Fakirin en büyük sermayesi

Zengin bir ailenin eğitimsiz ve mesleksiz çocuğu, karanlık günlerin habercisi olabilir. Yokluk ve darlık ihtimali ise her zaman vardır.Karadeniz’de bir imecede, sohbetin konusu geçinmektir. Komşu iki evden birisinde altı kız meydana gelirken ötekinde ise yedinci erkek çocuğun, gözlerini dünyaya açtığı anlatılıyor.

Hava sıcak, mısır tarlasındaki otlar yok edilmez ise ekmek olacak mısır meydana çıkamayacak. Bu durumda, sobaya odun konsa da ne ısınmak ne de uyumak mümkün olmayacak.

Tam da bu sırada 16 yaşındaki Zekiye’nin sesi duyuluyor. “Bu kızlar ve erkekler büyüyünce, bazıları birbiri ile evlenir diye düşünüyorum.”

Kızların annesi, elindeki çapa kazmasını yere vururken, kazmanın sapından aldığı kuvvetle ağır ağır doğrulup feryadı basıyor. “Değil altı, yüz tane kızım olsa, bir tanesini onlara vermem.’’ Ardından da ekliyor; “Aç kalacakları belli bir şey!”

Sonra bir gün, köyün bazı çocukları okulla tanışıyor; ortaokullu oluyor. Onların arasına bu erkek çocuklardan da bir tane katılıyor. Okulun iftihar listesine, ismi en başta yazılıyor. Her dönem iftihar belgesi geliyor ve okul birincilikle bitiriliyor.

Arkadan gelen kardeşler için de açılan okul yolu, yeni başarıları getiren yol oluyor. Bunu diğerleri izliyor. Okul başarısı meslek, meslek de geçim kapısı oluyor.
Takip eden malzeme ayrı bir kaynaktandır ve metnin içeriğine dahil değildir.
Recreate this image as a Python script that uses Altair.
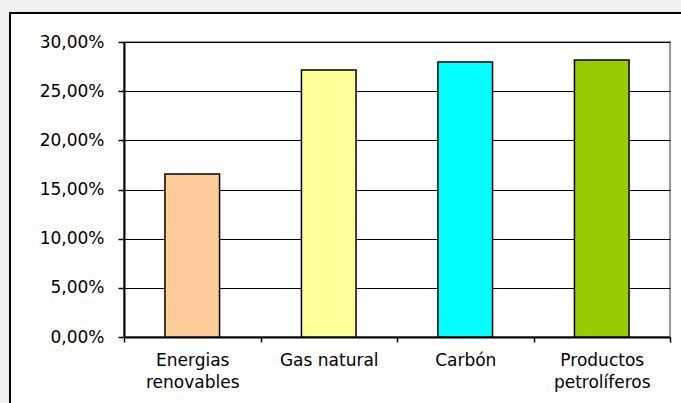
import altair as alt
import pandas as pd

# Share of each energy source
categories = ["Energias\nrenovables", "Gas natural", "Carbón", "Productos\npetrolíferos"]
shares = [0.1658, 0.2716, 0.2797, 0.2818]
colors = ["#FFCC99", "#FFFF99", "#00FFFF", "#99CC00"]

df = pd.DataFrame({"fuente": categories, "cuota": shares, "color": colors})

FONT = "DejaVu Sans"
one = pd.DataFrame({"k": [0]})

# Grey margin strips outside the framed panel, and the panel's black border
strip_left = alt.Chart(one).mark_rect(fill="#F0F0F0").encode(
    x=alt.value(-130), x2=alt.value(-114), y=alt.value(-50), y2=alt.value(500)
)
strip_top = alt.Chart(one).mark_rect(fill="#F0F0F0").encode(
    x=alt.value(-130), x2=alt.value(700), y=alt.value(-50), y2=alt.value(-29)
)
border = alt.Chart(one).mark_rect(
    fillOpacity=0, stroke="black", strokeWidth=2
).encode(
    x=alt.value(-114), x2=alt.value(700), y=alt.value(-29), y2=alt.value(500)
)

bars = alt.Chart(df).mark_bar(
    width=alt.RelativeBandSize(0.4), stroke="black", strokeWidth=1.5
).encode(
    x=alt.X(
        "fuente:N",
        sort=categories,
        scale=alt.Scale(paddingInner=0, paddingOuter=0),
        axis=alt.Axis(
            title=None,
            labelAngle=0,
            tickBand="extent",
            tickSize=5,
            tickColor="black",
            tickWidth=1.5,
            domainColor="black",
            domainWidth=2,
            labelFont=FONT,
            labelFontSize=17,
            labelColor="black",
            labelPadding=10,
            labelLineHeight=22,
            labelExpr="split(datum.label, '\\n')",
            grid=False,
        ),
    ),
    y=alt.Y(
        "cuota:Q",
        scale=alt.Scale(domain=[0, 0.30], nice=False),
        axis=alt.Axis(
            title=None,
            values=[0, 0.05, 0.10, 0.15, 0.20, 0.25, 0.30],
            labelExpr="replace(format(datum.value, '.2%'), '.', ',')",
            tickSize=6,
            tickColor="black",
            tickWidth=1.5,
            domainColor="black",
            domainWidth=2,
            gridColor="black",
            gridWidth=1.2,
            labelFont=FONT,
            labelFontSize=17,
            labelColor="black",
            labelPadding=14,
        ),
    ),
    color=alt.Color("color:N", scale=None, legend=None),
)

chart = alt.layer(strip_left, strip_top, border, bars).properties(
    width=546,
    height=295,
    background="white",
    padding={"left": 124, "top": 42, "right": 11, "bottom": 66},
    autosize=alt.AutoSizeParams(type="none"),
).configure_view(
    stroke="#999999", strokeWidth=2
)

chart.save("out.html", embed_options={"renderer": "svg", "actions": False})
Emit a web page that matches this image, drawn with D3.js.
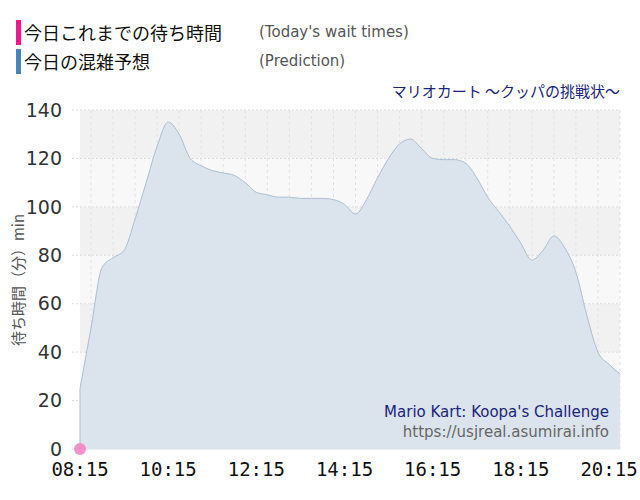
<!DOCTYPE html>
<html lang="ja">
<head>
<meta charset="UTF-8">
<script src="https://d3js.org/d3.v7.min.js"></script>
<style>
  body { margin: 0; background: #fff; font-family: "Noto Sans CJK JP", "DejaVu Sans", sans-serif; }
</style>
</head>
<body>
<svg id="chart" width="640" height="500"></svg>
<script>
// Prediction every 15 minutes from 08:15 to 20:30
const startTime = "08:15";
const prediction = [25, 50, 75, 79, 82, 95, 110, 125, 135, 130, 120, 117, 115, 114, 113, 110,
  106, 105, 104, 104, 103.5, 103.5, 103.5, 103, 101, 97, 103, 112, 120, 126, 128, 124, 120,
  119.5, 119.5, 118, 112, 104, 98, 92, 85, 78, 82, 88, 83, 73, 55, 40, 35, 31];
const actual = [{t: "08:15", v: 0}];
const yTicks = [0, 20, 40, 60, 80, 100, 120, 140];
const xTickLabels = ["08:15", "10:15", "12:15", "14:15", "16:15", "18:15", "20:15"];

const svg = d3.select("#chart");
const parse = d3.timeParse("%H:%M");
const t0 = parse(startTime);
const pts = prediction.map((v, i) => ({t: d3.timeMinute.offset(t0, i * 15), v}));

const pLeft = 80, pRight = 620, pTop = 110, pBottom = 449;
const x = d3.scaleTime().domain([t0, parse("20:30")]).range([pLeft, pRight]);
const y = d3.scaleLinear().domain([0, 140]).range([pBottom, pTop]);

// background bands
for (let i = 0; i < 7; i++) {
  svg.append("rect")
    .attr("x", pLeft).attr("width", pRight - pLeft)
    .attr("y", y(yTicks[i + 1])).attr("height", y(yTicks[i]) - y(yTicks[i + 1]))
    .attr("fill", i % 2 ? "#f8f8f8" : "#f1f1f1");
}

// vertical grid every 30 min
d3.timeMinute.every(30).range(t0, parse("20:31")).forEach(d => {
  svg.append("line")
    .attr("x1", x(d)).attr("x2", x(d)).attr("y1", pTop).attr("y2", pBottom)
    .attr("stroke", (d - t0) % (120 * 60000) === 0 ? "#d8d8d8" : "#e2e2e2")
    .attr("stroke-dasharray", "3,3");
});
yTicks.forEach(v => {
  svg.append("line").attr("x1", pLeft - 8).attr("x2", pRight).attr("y1", y(v)).attr("y2", y(v))
    .attr("stroke", "#dcdcdc").attr("stroke-dasharray", v === 0 ? null : "2,2");
});

// area
svg.append("path").datum(pts)
  .attr("d", d3.area().x(d => x(d.t)).y0(y(0)).y1(d => y(d.v)).curve(d3.curveMonotoneX))
  .attr("fill", "#dbe4ec");
svg.append("path").datum(pts)
  .attr("d", d3.line().x(d => x(d.t)).y(d => y(d.v)).curve(d3.curveMonotoneX))
  .attr("fill", "none").attr("stroke", "#a9bfd3").attr("stroke-width", 1);
svg.append("line").attr("x1", pLeft).attr("x2", pLeft).attr("y1", y(0)).attr("y2", y(prediction[0]))
  .attr("stroke", "#a9bfd3");

// actual
svg.selectAll(".act").data(actual).join("circle")
  .attr("cx", d => x(parse(d.t))).attr("cy", d => y(d.v)).attr("r", 6)
  .attr("fill", "#f47fbf").attr("opacity", 0.85);

// y axis labels
svg.selectAll(".yl").data(yTicks).join("text")
  .attr("x", 62).attr("y", d => y(d)).attr("dy", "0.35em").attr("text-anchor", "end")
  .attr("font-size", 19).attr("fill", "#333").attr("font-family", "DejaVu Sans, sans-serif")
  .text(d => d);
svg.append("text").attr("transform", "translate(24,280) rotate(-90)")
  .attr("text-anchor", "middle").attr("font-size", 15).attr("fill", "#555")
  .text("待ち時間（分）min");

// x axis labels
svg.selectAll(".xl").data(xTickLabels).join("text")
  .attr("x", d => x(parse(d))).attr("y", 476).attr("text-anchor", "middle")
  .attr("font-size", 19).attr("fill", "#111").attr("font-family", "DejaVu Sans Mono, monospace")
  .text(d => d);

// legend
const legend = [
  {c: "#f0188c", ja: "今日これまでの待ち時間", en: "(Today's wait times)", y: 31},
  {c: "#4a85b8", ja: "今日の混雑予想", en: "(Prediction)", y: 60}
];
legend.forEach(l => {
  svg.append("rect").attr("x", 16).attr("y", l.y - 11).attr("width", 5).attr("height", 25).attr("fill", l.c);
  svg.append("text").attr("x", 24).attr("y", l.y + 9).attr("font-size", 18).attr("fill", "#111").text(l.ja);
  svg.append("text").attr("x", 259).attr("y", l.y + 6).attr("font-size", 15).attr("fill", "#555")
    .attr("font-family", "DejaVu Sans, sans-serif").text(l.en);
});
svg.append("text").attr("x", 620).attr("y", 97).attr("text-anchor", "end")
  .attr("font-size", 15).attr("fill", "#1a237e").text("マリオカート ～クッパの挑戦状～");
svg.append("text").attr("x", 609).attr("y", 417).attr("text-anchor", "end")
  .attr("font-size", 15).attr("fill", "#1a237e").attr("font-family", "DejaVu Sans, sans-serif")
  .text("Mario Kart: Koopa's Challenge");
svg.append("text").attr("x", 609).attr("y", 437).attr("text-anchor", "end")
  .attr("font-size", 15).attr("fill", "#666").attr("font-family", "DejaVu Sans, sans-serif")
  .text("https://usjreal.asumirai.info");
</script>
</body>
</html>
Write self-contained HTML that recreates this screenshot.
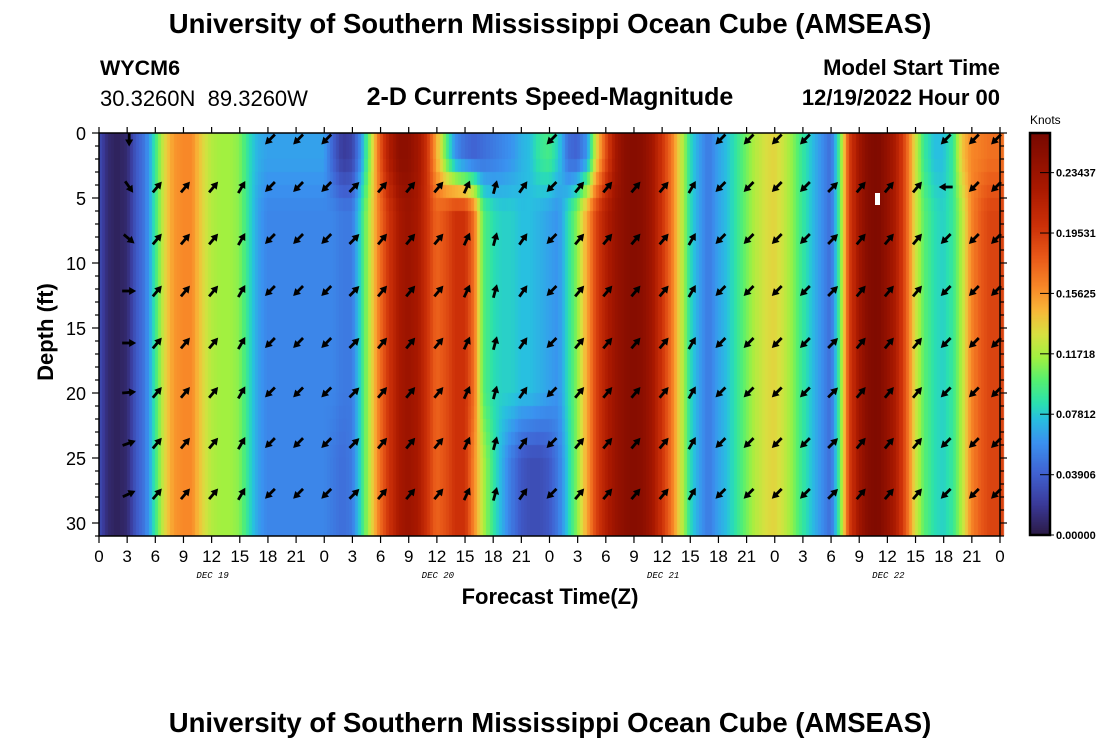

Gelelim kızların hikâyesine, onların hepsi, tarla ve bahçede çalışarak sürdürdükleri hayatlarında, aynı şekilde mücadele ettikleri köy gençleri ile yuva kurarak hayatlarını sürdürüyor.   

Kader bu ya! Okuyan erkeklerin hiçbirisi köylerinin hiçbir kızına talip olmuyor.

Hikâyenin tamamında okuyanlar için geçim sıkıntısı yok. Geride kalanların da açlıktan öleni yok.

Fakirin en büyük sermayesi iyi yetiştirilmiş çocuğudur.

Zengin bir ailenin eğitimsiz ve mesleksiz çocuğu, karanlık günlerin habercisi olabilir. Yokluk ve darlık ihtimali ise her zaman vardır.

Eğitime gerekli yatırımı yapmış, çocuğu da bir meslek sahibi olmuş aile için artık, sıra Allah’tan iyi dileklerde bulunmaktır.

Çok uzun süredir eczacılık mesleği yanında eğitimin de içerisindeyim. Çocuğunun eğitimine, bütçesine uygun olarak pay ayıran, hatta bütçesini zorlayan aileler, üzerlerine düşen görevi yapmanın keyfini yaşamaktadır.

İşin aslı, sıkıntıyı çeken aile, sefayı süren ise çocuklardır.

Binanın temeli kuvvetli yapılırsa kolay, kolay yıkılmaz katlar da çatı da bu temelin üzerinde hep ayaktadır.

Fakirin en büyük sermayesi iyi eğitilmiş bir çocuk, yatırımın en güzeli ise eğitim için yapılandır.